GIVEN MATERIAL
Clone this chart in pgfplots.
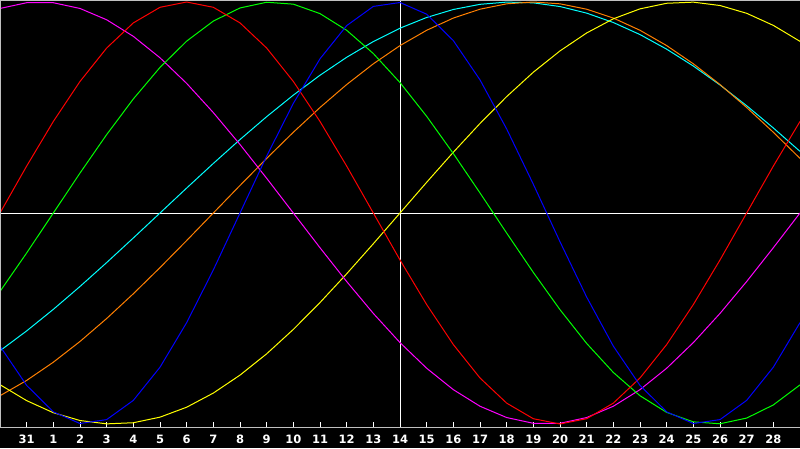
\documentclass[border=0pt]{standalone}
\usepackage{pgfplots}
\pgfplotsset{compat=1.18}
\usepackage{pgfplotstable}
\usepackage{fontspec}
\setmainfont{DejaVu Sans}
\definecolor{cRed}{RGB}{255,0,0}
\definecolor{cBlue}{RGB}{0,0,255}
\definecolor{cGreen}{RGB}{0,255,0}
\definecolor{cMag}{RGB}{255,0,255}
\definecolor{cYel}{RGB}{255,255,0}
\definecolor{cOrg}{RGB}{255,128,0}
\definecolor{cCyan}{RGB}{0,255,255}
\definecolor{cFrame}{RGB}{192,192,192}
\pgfplotstableread{
t   red     blue    green   mag     yel     org     cyan
-1  0       -0.6310 -0.3717 0.9694  -0.8136 -0.8660 -0.6529
0   0.2225  -0.8170 -0.1893 0.9966  -0.8892 -0.7934 -0.5587
1   0.4339  -0.9423 0       0.9966  -0.9465 -0.7071 -0.4566
2   0.6235  -0.9977 0.1893  0.9694  -0.9834 -0.6088 -0.3482
3   0.7818  -0.9791 0.3717  0.9158  -0.9993 -0.5    -0.2349
4   0.9010  -0.8880 0.5406  0.8372  -0.9940 -0.3827 -0.1183
5   0.9749  -0.7308 0.6901  0.7357  -0.9675 -0.2588 0
6   1       -0.5196 0.8146  0.6142  -0.9204 -0.1305 0.1183
7   0.9749  -0.2698 0.9096  0.4759  -0.8533 0       0.2349
8   0.9010  0       0.9718  0.3247  -0.7683 0.1305  0.3482
9   0.7818  0.2698  0.9989  0.1646  -0.6673 0.2588  0.4566
10  0.6235  0.5196  0.9898  0       -0.5517 0.3827  0.5587
11  0.4339  0.7308  0.9450  -0.1646 -0.4244 0.5     0.6529
12  0.2225  0.8880  0.8660  -0.3247 -0.2881 0.6088  0.7380
13  0       0.9791  0.7557  -0.4759 -0.1456 0.7071  0.8126
14  -0.2225 0.9977  0.6182  -0.6142 0       0.7934  0.8759
15  -0.4339 0.9423  0.4582  -0.7357 0.1456  0.8660  0.9267
16  -0.6235 0.8170  0.2817  -0.8372 0.2881  0.9239  0.9646
17  -0.7818 0.6310  0.0951  -0.9158 0.4244  0.9659  0.9890
18  -0.9010 0.3984  -0.0951 -0.9694 0.5517  0.9914  0.9996
19  -0.9749 0.1362  -0.2817 -0.9966 0.6673  1       0.9960
20  -1      -0.1362 -0.4582 -0.9966 0.7683  0.9914  0.9785
21  -0.9749 -0.3984 -0.6182 -0.9694 0.8533  0.9659  0.9473
22  -0.9010 -0.6310 -0.7557 -0.9158 0.9204  0.9239  0.9028
23  -0.7818 -0.8170 -0.8660 -0.8372 0.9675  0.8660  0.8457
24  -0.6235 -0.9423 -0.9450 -0.7357 0.9940  0.7934  0.7765
25  -0.4339 -0.9977 -0.9898 -0.6142 0.9993  0.7071  0.6965
26  -0.2225 -0.9791 -0.9989 -0.4759 0.9834  0.6088  0.6067
27  0       -0.8880 -0.9718 -0.3247 0.9465  0.5     0.5084
28  0.2225  -0.7308 -0.9096 -0.1646 0.8892  0.3827  0.4031
29  0.4339  -0.5196 -0.8146 0       0.8136  0.2588  0.2921
}\bio
\begin{document}
\begin{tikzpicture}
\fill[black] (0pt,0pt) rectangle (800pt,448pt);
\begin{axis}[
  at={(0pt,21pt)}, anchor=south west,
  width=800pt, height=427pt, scale only axis,
  xmin=-1, xmax=29, ymin=-1.0142, ymax=1.0095,
  axis line style={draw=none},
  ytick=\empty,
  xtick={0,...,28},
  xticklabels={31,1,2,3,4,5,6,7,8,9,10,11,12,13,14,15,16,17,18,19,20,21,22,23,24,25,26,27,28},
  xtick pos=bottom,
  tick align=inside,
  major tick length=5pt,
  tick style={white, line width=1pt},
  xticklabel style={font=\bfseries\fontsize{11.5}{13}\selectfont, text=white, anchor=north, inner sep=0pt, yshift=-7.5pt},
  every axis plot/.append style={line width=1pt, mark=none},
  clip=true,
]
\draw[white, line width=1pt] (axis cs:-1,0) -- (axis cs:29,0);
\draw[white, line width=1pt] (axis cs:14,-1.0142) -- (axis cs:14,1.0095);
\addplot[cCyan]  table[x=t, y=cyan] {\bio};
\addplot[cOrg]   table[x=t, y=org]  {\bio};
\addplot[cYel]   table[x=t, y=yel]  {\bio};
\addplot[cMag]   table[x=t, y=mag]  {\bio};
\addplot[cGreen] table[x=t, y=green]{\bio};
\addplot[cRed]   table[x=t, y=red]  {\bio};
\addplot[cBlue]  table[x=t, y=blue] {\bio};
\draw[cFrame, line width=1pt] (rel axis cs:0,0) -- (rel axis cs:0,1) -- (rel axis cs:1,1);
\draw[cFrame, line width=1pt] (rel axis cs:0,0) -- (rel axis cs:1,0);
\end{axis}
\end{tikzpicture}
\end{document}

GIVEN INSTRUCTION
Output the material word for word, omitting its pictures.

TASK RESPONSE
Clone this chart in pgfplots.
\documentclass[border=0pt]{standalone}
\usepackage{pgfplots}
\pgfplotsset{compat=1.18}
\usepackage{pgfplotstable}
\usepackage{fontspec}
\setmainfont{DejaVu Sans}
\definecolor{cRed}{RGB}{255,0,0}
\definecolor{cBlue}{RGB}{0,0,255}
\definecolor{cGreen}{RGB}{0,255,0}
\definecolor{cMag}{RGB}{255,0,255}
\definecolor{cYel}{RGB}{255,255,0}
\definecolor{cOrg}{RGB}{255,128,0}
\definecolor{cCyan}{RGB}{0,255,255}
\definecolor{cFrame}{RGB}{192,192,192}
\pgfplotstableread{
t   red     blue    green   mag     yel     org     cyan
-1  0       -0.6310 -0.3717 0.9694  -0.8136 -0.8660 -0.6529
0   0.2225  -0.8170 -0.1893 0.9966  -0.8892 -0.7934 -0.5587
1   0.4339  -0.9423 0       0.9966  -0.9465 -0.7071 -0.4566
2   0.6235  -0.9977 0.1893  0.9694  -0.9834 -0.6088 -0.3482
3   0.7818  -0.9791 0.3717  0.9158  -0.9993 -0.5    -0.2349
4   0.9010  -0.8880 0.5406  0.8372  -0.9940 -0.3827 -0.1183
5   0.9749  -0.7308 0.6901  0.7357  -0.9675 -0.2588 0
6   1       -0.5196 0.8146  0.6142  -0.9204 -0.1305 0.1183
7   0.9749  -0.2698 0.9096  0.4759  -0.8533 0       0.2349
8   0.9010  0       0.9718  0.3247  -0.7683 0.1305  0.3482
9   0.7818  0.2698  0.9989  0.1646  -0.6673 0.2588  0.4566
10  0.6235  0.5196  0.9898  0       -0.5517 0.3827  0.5587
11  0.4339  0.7308  0.9450  -0.1646 -0.4244 0.5     0.6529
12  0.2225  0.8880  0.8660  -0.3247 -0.2881 0.6088  0.7380
13  0       0.9791  0.7557  -0.4759 -0.1456 0.7071  0.8126
14  -0.2225 0.9977  0.6182  -0.6142 0       0.7934  0.8759
15  -0.4339 0.9423  0.4582  -0.7357 0.1456  0.8660  0.9267
16  -0.6235 0.8170  0.2817  -0.8372 0.2881  0.9239  0.9646
17  -0.7818 0.6310  0.0951  -0.9158 0.4244  0.9659  0.9890
18  -0.9010 0.3984  -0.0951 -0.9694 0.5517  0.9914  0.9996
19  -0.9749 0.1362  -0.2817 -0.9966 0.6673  1       0.9960
20  -1      -0.1362 -0.4582 -0.9966 0.7683  0.9914  0.9785
21  -0.9749 -0.3984 -0.6182 -0.9694 0.8533  0.9659  0.9473
22  -0.9010 -0.6310 -0.7557 -0.9158 0.9204  0.9239  0.9028
23  -0.7818 -0.8170 -0.8660 -0.8372 0.9675  0.8660  0.8457
24  -0.6235 -0.9423 -0.9450 -0.7357 0.9940  0.7934  0.7765
25  -0.4339 -0.9977 -0.9898 -0.6142 0.9993  0.7071  0.6965
26  -0.2225 -0.9791 -0.9989 -0.4759 0.9834  0.6088  0.6067
27  0       -0.8880 -0.9718 -0.3247 0.9465  0.5     0.5084
28  0.2225  -0.7308 -0.9096 -0.1646 0.8892  0.3827  0.4031
29  0.4339  -0.5196 -0.8146 0       0.8136  0.2588  0.2921
}\bio
\begin{document}
\begin{tikzpicture}
\fill[black] (0pt,0pt) rectangle (800pt,448pt);
\begin{axis}[
  at={(0pt,21pt)}, anchor=south west,
  width=800pt, height=427pt, scale only axis,
  xmin=-1, xmax=29, ymin=-1.0142, ymax=1.0095,
  axis line style={draw=none},
  ytick=\empty,
  xtick={0,...,28},
  xticklabels={31,1,2,3,4,5,6,7,8,9,10,11,12,13,14,15,16,17,18,19,20,21,22,23,24,25,26,27,28},
  xtick pos=bottom,
  tick align=inside,
  major tick length=5pt,
  tick style={white, line width=1pt},
  xticklabel style={font=\bfseries\fontsize{11.5}{13}\selectfont, text=white, anchor=north, inner sep=0pt, yshift=-7.5pt},
  every axis plot/.append style={line width=1pt, mark=none},
  clip=true,
]
\draw[white, line width=1pt] (axis cs:-1,0) -- (axis cs:29,0);
\draw[white, line width=1pt] (axis cs:14,-1.0142) -- (axis cs:14,1.0095);
\addplot[cCyan]  table[x=t, y=cyan] {\bio};
\addplot[cOrg]   table[x=t, y=org]  {\bio};
\addplot[cYel]   table[x=t, y=yel]  {\bio};
\addplot[cMag]   table[x=t, y=mag]  {\bio};
\addplot[cGreen] table[x=t, y=green]{\bio};
\addplot[cRed]   table[x=t, y=red]  {\bio};
\addplot[cBlue]  table[x=t, y=blue] {\bio};
\draw[cFrame, line width=1pt] (rel axis cs:0,0) -- (rel axis cs:0,1) -- (rel axis cs:1,1);
\draw[cFrame, line width=1pt] (rel axis cs:0,0) -- (rel axis cs:1,0);
\end{axis}
\end{tikzpicture}
\end{document}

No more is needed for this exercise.